Going to Trial When Settlement Process Isn’t Working
As important as it is to know when to settle, it is important to know when not to settle. Some family law attorneys are so motivated to settle that they may push for a settlement when going to court would actually be the right thing to do. A client should discuss the worst case scenarios with his/her attorney and get a sense for what the court is likely to decide on an given issue before deciding to settle.
Another important point to remember is that a person can settle on some issues and let the court decide other issues. It does not have to be an all or nothing proposition. If parties agree on child support (which is generally easy to determine with the Minnesota child support calculator), then they do not have to spend time and money litigating that issue.

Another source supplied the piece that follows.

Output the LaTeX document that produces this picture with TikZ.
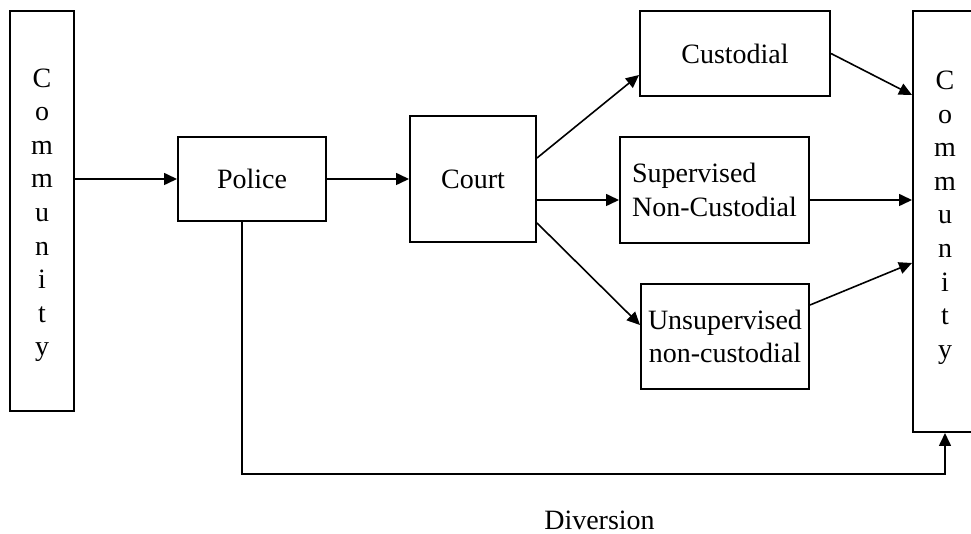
\documentclass[tikz,border=0pt]{standalone}
\usepackage{fontspec}
\setmainfont{Liberation Serif}
\usetikzlibrary{arrows.meta}
\newcommand{\commletters}{\begin{tabular}{@{}c@{}}C\\o\\m\\m\\u\\n\\i\\t\\y\end{tabular}}

\begin{document}
\begin{tikzpicture}
         [x=0.5pt,y=-0.5pt,every node/.style={font=\fontsize{14}{16.8}\selectfont},
          box/.style={draw,line width=1pt,inner sep=0pt,align=center},
          arr/.style={line width=0.8pt,-{Triangle[length=6.5pt,width=6pt]}}]
         \useasboundingbox (0,0) rectangle (971,534);
         \node[box,minimum width=32pt,minimum height=200pt] (comml) at (42,211)
            {\raisebox{0pt}[\dimexpr\height+3.8pt\relax][\depth]{\commletters}};
         % right box runs past the page edge
         \node[box,minimum width=40pt,minimum height=210.5pt] (commr) at (953,221.5)
            {\raisebox{0pt}[\height][\dimexpr\depth+4.4pt\relax]{\commletters\hspace{8pt}}};
         \node[box,minimum width=74pt,minimum height=42pt] (police) at (252,179) {Police};
         \node[box,minimum width=63pt,minimum height=63pt] (court) at (473,179) {Court};
         \node[box,minimum width=95pt,minimum height=42.5pt] (cust) at (735,53.5) {Custodial};
         \node[box,align=left,minimum width=94.5pt,minimum height=53pt] (sup) at (714.5,190)
            {Supervised\\Non-Custodial};
         \node[box,minimum width=84pt,minimum height=52.5pt] (unsup) at (725,336.5)
            {Unsupervised\\non-custodial};
         \node (div) at (599.5,520.5) {Diversion};
         \draw[arr] ([yshift=16pt]comml.east) -- (police.west);
         \draw[arr] (police.east) -- (court.west);
         \draw[arr] ([yshift=10.5pt]court.east) -- ([yshift=-10.75pt]cust.west);
         \draw[arr] ([yshift=-10.5pt]court.east) -- ([yshift=-5pt]sup.west);
         \draw[arr] ([yshift=-22pt]court.east) -- ([yshift=5.75pt]unsup.west);
         \draw[arr] (cust.east) -- ([yshift=63.25pt]commr.west);
         \draw[arr] ([yshift=-5pt]sup.east) -- ([yshift=10.75pt]commr.west);
         \draw[arr] ([yshift=15.75pt]unsup.east) -- ([yshift=-20.75pt]commr.west);
         \draw[arr] ([xshift=-5pt]police.south) |- ([yshift=-20.5pt,xshift=-4pt]commr.south) -- ([xshift=-4pt]commr.south);
       \end{tikzpicture}
\end{document}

For example, if parties cannot agree on how to divide marital property, they can use a mediator to divide property rather than spend time and money litigating the issue. Parties can use mediation to help them settle any issue. Sometimes mediation is not the right course of action though and parties should not feel that mediation is the end. Mediation is the beginning and can help parties decide whether an issue is worth fighting over.
The emotional costs can never be underestimated, but sometimes one side will wear the other side down to the point that side no longer wants to fight and gives in. there are things worth fighting for and things worth settling one. Having a list of priorities and knowing what is worth fighting for and what is not is important before starting the process so parties can make decisions based on their feelings before they became embroiled in the process. It is extremely easy for parties to start taking stands simply because they don’t want to lose a battle. They can lose sight of what is important because they don’t want their spouse to “win”.